Öffentlicher Verkehr profitiert
Der Bündner Mitte-Nationalrat Martin Candinas betonte, dass die Nationalstrassen ein zentrales Puzzlestück im Verkehrsnetz der Schweiz seien.
«Wird Ausweichverkehr in die Städte und Dörfer verhindert, wird damit Der strassengebundene öV entlastet.» Martin Candinas
Ein grosser Teil der Personen- wie auch der Gütertransporte sei darauf angewiesen. Als Präsident der LITRA, des Informationsdiensts für den öffentlichen Verkehr, setze er sich seit jeher für leistungsfähige Verkehrsinfrastrukturen und attraktive öffentliche Verkehrsangebote ein. Wie beim Bahnausbau unterstützte er deshalb auch die geplanten Projekte für das Nationalstrassennetz. Die Engpassbeseitigungen kämen auch dem öffentlichen Verkehr zugute. Werde Ausweichverkehr in die Städte und Dörfer verhindert, werde damit auch der strassengebundene ÖV entlastet.
90 000 Fahrzeuge täglich
Christophe Reymond, der Generaldirektor des Centre Patronal, richtete seinen Blick auf die Region Waadt-Genf. Die Mobilitätsbedürfnisse in der Genferseeregion seien stark gestiegen. Täglich verkehrten dort 90 000 Fahrzeuge, während die A1 zwischen Lausanne und Genf nur für 20 000 Fahrzeuge ausgelegt worden sei.
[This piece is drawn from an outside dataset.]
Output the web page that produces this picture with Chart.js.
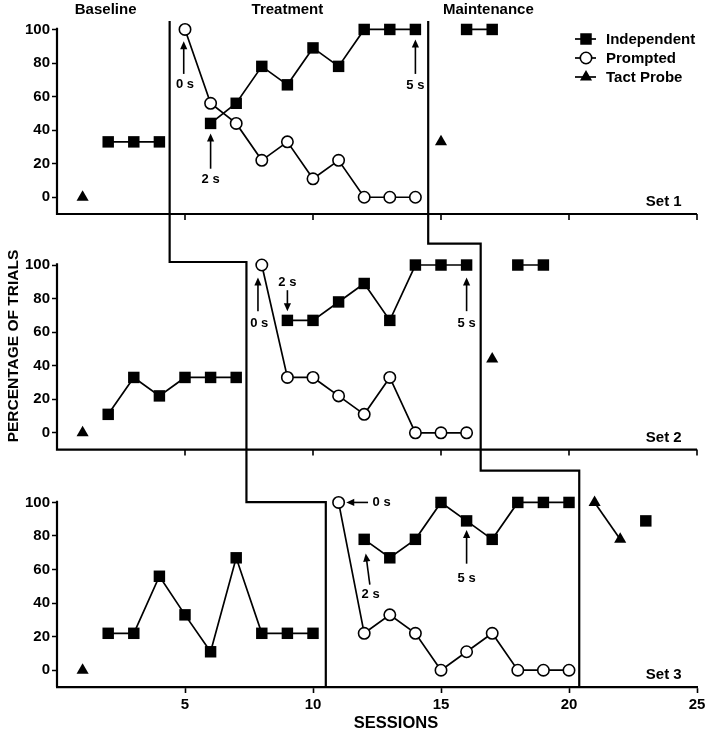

«Die Mobilitäts-bedürfnisse in der Genferseeregion sind stark gestiegen.» Christophe Reymond
Wenn die STEP-Vorlage abgelehnt werde, werde die Zahl der Staus in den nächsten Jahren explodieren. Dies würde nicht nur die Verkehrsteilnehmer beeinträchtigen, sondern auch die Wirtschaft und damit zahlreiche Arbeitsplätze.
Minuten entscheiden
Der Berufsfeuerwehrkommandant und Baselbieter SVP-Landrat Martin Karrer gab einen Einblick in die Praxis. «Für die Rettungskräfte ist Zeit entscheidend.» Wenn die Rettungskräfte bei der Anfahrt im Stau stünden, gingen viele Minuten verloren, welche über Leben oder Tod entscheiden könnten. Auf überfüllten Strassen sei es für Verkehrsteilnehmer schwierig, eine genügend breite Rettungsgasse zu bilden.
«auf Staustrecken ereignen sich überdurchschnittlich viele Unfälle.» Martin Karrer
«Engpässe, bei denen sich bereits ohne Unfall häufig Stau bildet, sind ein zweifaches Sicherheitsrisiko», so Karrer. «Erstens behindern sie, wie eben geschildert, die Durchfahrt der Rettungskräfte, und zweitens ereignen sich auch gerade auf Staustrecken überdurchschnittlich viele Unfälle.» Obwohl die Nationalstrassen 41 Prozent des gesamten Strassenverkehrs und 74 Prozent des Strassengüterverkehrs auf sich konzentrieren, finden nur 14 Prozent der Unfälle auf ihnen statt. Aus Sicherheitsgründen bestünde ein grosses Interesse daran, dass der Verkehr auf den Nationalstrassen bleibe und nicht in die Ortschaften ausweiche.